• **Given task**:
Reproduce the records that follow in full, excluding any picture they contain.

• **Listed records**:
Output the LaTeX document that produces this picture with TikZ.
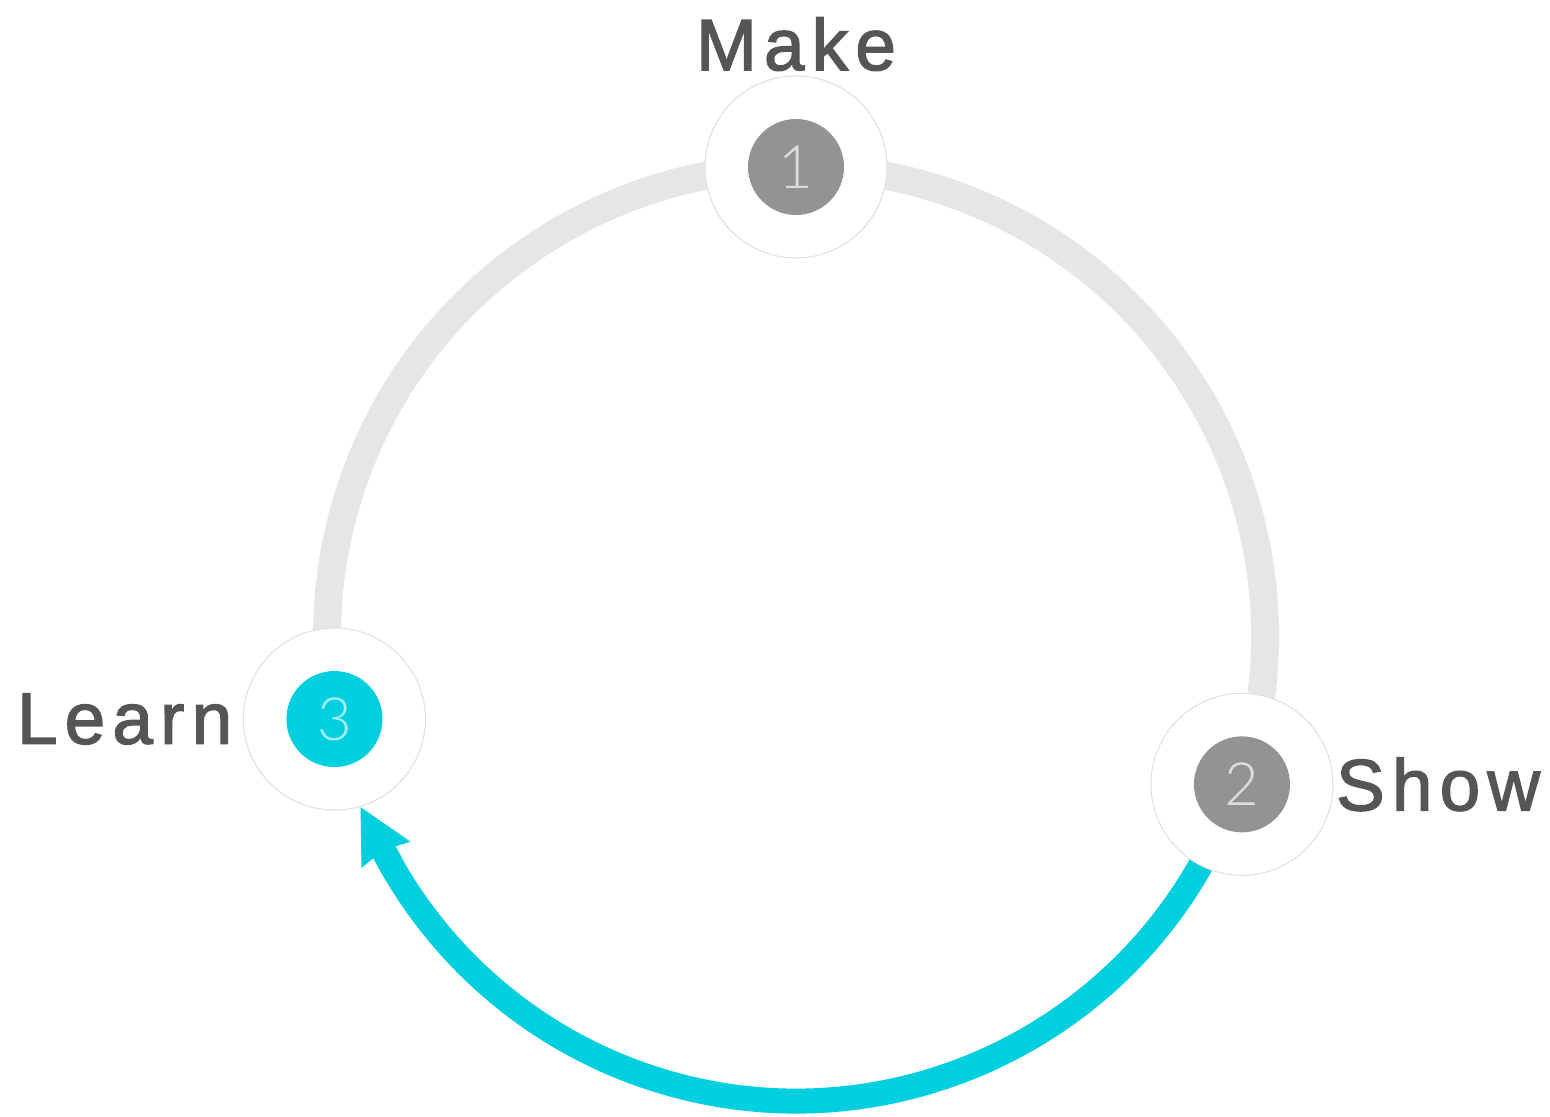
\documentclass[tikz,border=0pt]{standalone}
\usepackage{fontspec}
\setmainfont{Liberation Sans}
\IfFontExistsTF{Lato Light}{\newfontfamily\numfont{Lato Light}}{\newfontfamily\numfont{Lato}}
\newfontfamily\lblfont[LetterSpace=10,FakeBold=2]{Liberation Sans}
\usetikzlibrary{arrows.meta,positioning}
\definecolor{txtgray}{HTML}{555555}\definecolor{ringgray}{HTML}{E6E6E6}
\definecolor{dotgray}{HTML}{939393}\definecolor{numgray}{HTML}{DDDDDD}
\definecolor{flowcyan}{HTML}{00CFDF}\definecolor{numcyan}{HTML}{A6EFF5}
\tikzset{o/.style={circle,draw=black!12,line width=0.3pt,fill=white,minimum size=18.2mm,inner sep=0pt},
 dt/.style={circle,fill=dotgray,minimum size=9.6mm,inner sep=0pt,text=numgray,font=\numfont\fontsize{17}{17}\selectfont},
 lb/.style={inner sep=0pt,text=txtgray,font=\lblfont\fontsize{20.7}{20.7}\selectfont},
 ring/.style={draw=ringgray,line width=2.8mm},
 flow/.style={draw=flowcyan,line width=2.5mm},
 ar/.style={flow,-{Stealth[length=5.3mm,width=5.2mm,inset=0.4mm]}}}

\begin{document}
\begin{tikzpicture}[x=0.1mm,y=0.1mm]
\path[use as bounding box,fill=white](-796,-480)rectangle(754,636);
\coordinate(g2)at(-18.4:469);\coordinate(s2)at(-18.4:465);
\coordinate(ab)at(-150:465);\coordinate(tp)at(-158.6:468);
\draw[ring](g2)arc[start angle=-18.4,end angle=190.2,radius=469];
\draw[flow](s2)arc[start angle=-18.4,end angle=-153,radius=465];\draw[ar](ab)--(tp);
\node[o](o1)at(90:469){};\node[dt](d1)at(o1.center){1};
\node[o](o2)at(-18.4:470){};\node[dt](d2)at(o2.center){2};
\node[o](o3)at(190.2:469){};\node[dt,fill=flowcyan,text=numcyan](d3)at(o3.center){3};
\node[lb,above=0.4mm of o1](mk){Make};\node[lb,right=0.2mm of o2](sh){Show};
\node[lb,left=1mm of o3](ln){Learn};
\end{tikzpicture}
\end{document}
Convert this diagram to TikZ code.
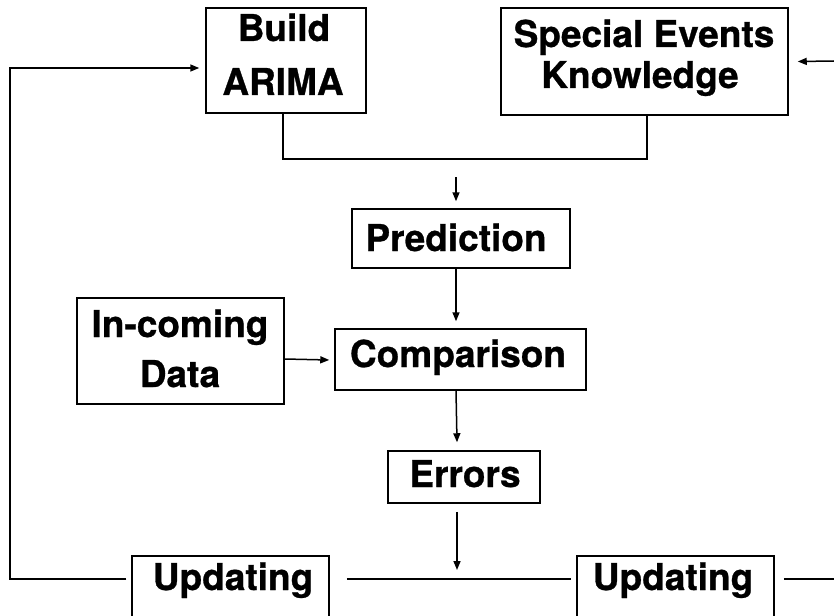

• **Answer to this task**:
Output the LaTeX document that produces this picture with TikZ.
\documentclass[tikz,border=0pt]{standalone}
\usepackage{fontspec}
\setmainfont{Liberation Sans}
\IfFontExistsTF{Lato Light}{\newfontfamily\numfont{Lato Light}}{\newfontfamily\numfont{Lato}}
\newfontfamily\lblfont[LetterSpace=10,FakeBold=2]{Liberation Sans}
\usetikzlibrary{arrows.meta,positioning}
\definecolor{txtgray}{HTML}{555555}\definecolor{ringgray}{HTML}{E6E6E6}
\definecolor{dotgray}{HTML}{939393}\definecolor{numgray}{HTML}{DDDDDD}
\definecolor{flowcyan}{HTML}{00CFDF}\definecolor{numcyan}{HTML}{A6EFF5}
\tikzset{o/.style={circle,draw=black!12,line width=0.3pt,fill=white,minimum size=18.2mm,inner sep=0pt},
 dt/.style={circle,fill=dotgray,minimum size=9.6mm,inner sep=0pt,text=numgray,font=\numfont\fontsize{17}{17}\selectfont},
 lb/.style={inner sep=0pt,text=txtgray,font=\lblfont\fontsize{20.7}{20.7}\selectfont},
 ring/.style={draw=ringgray,line width=2.8mm},
 flow/.style={draw=flowcyan,line width=2.5mm},
 ar/.style={flow,-{Stealth[length=5.3mm,width=5.2mm,inset=0.4mm]}}}

\begin{document}
\begin{tikzpicture}[x=0.1mm,y=0.1mm]
\path[use as bounding box,fill=white](-796,-480)rectangle(754,636);
\coordinate(g2)at(-18.4:469);\coordinate(s2)at(-18.4:465);
\coordinate(ab)at(-150:465);\coordinate(tp)at(-158.6:468);
\draw[ring](g2)arc[start angle=-18.4,end angle=190.2,radius=469];
\draw[flow](s2)arc[start angle=-18.4,end angle=-153,radius=465];\draw[ar](ab)--(tp);
\node[o](o1)at(90:469){};\node[dt](d1)at(o1.center){1};
\node[o](o2)at(-18.4:470){};\node[dt](d2)at(o2.center){2};
\node[o](o3)at(190.2:469){};\node[dt,fill=flowcyan,text=numcyan](d3)at(o3.center){3};
\node[lb,above=0.4mm of o1](mk){Make};\node[lb,right=0.2mm of o2](sh){Show};
\node[lb,left=1mm of o3](ln){Learn};
\end{tikzpicture}
\end{document}
Convert this diagram to TikZ code.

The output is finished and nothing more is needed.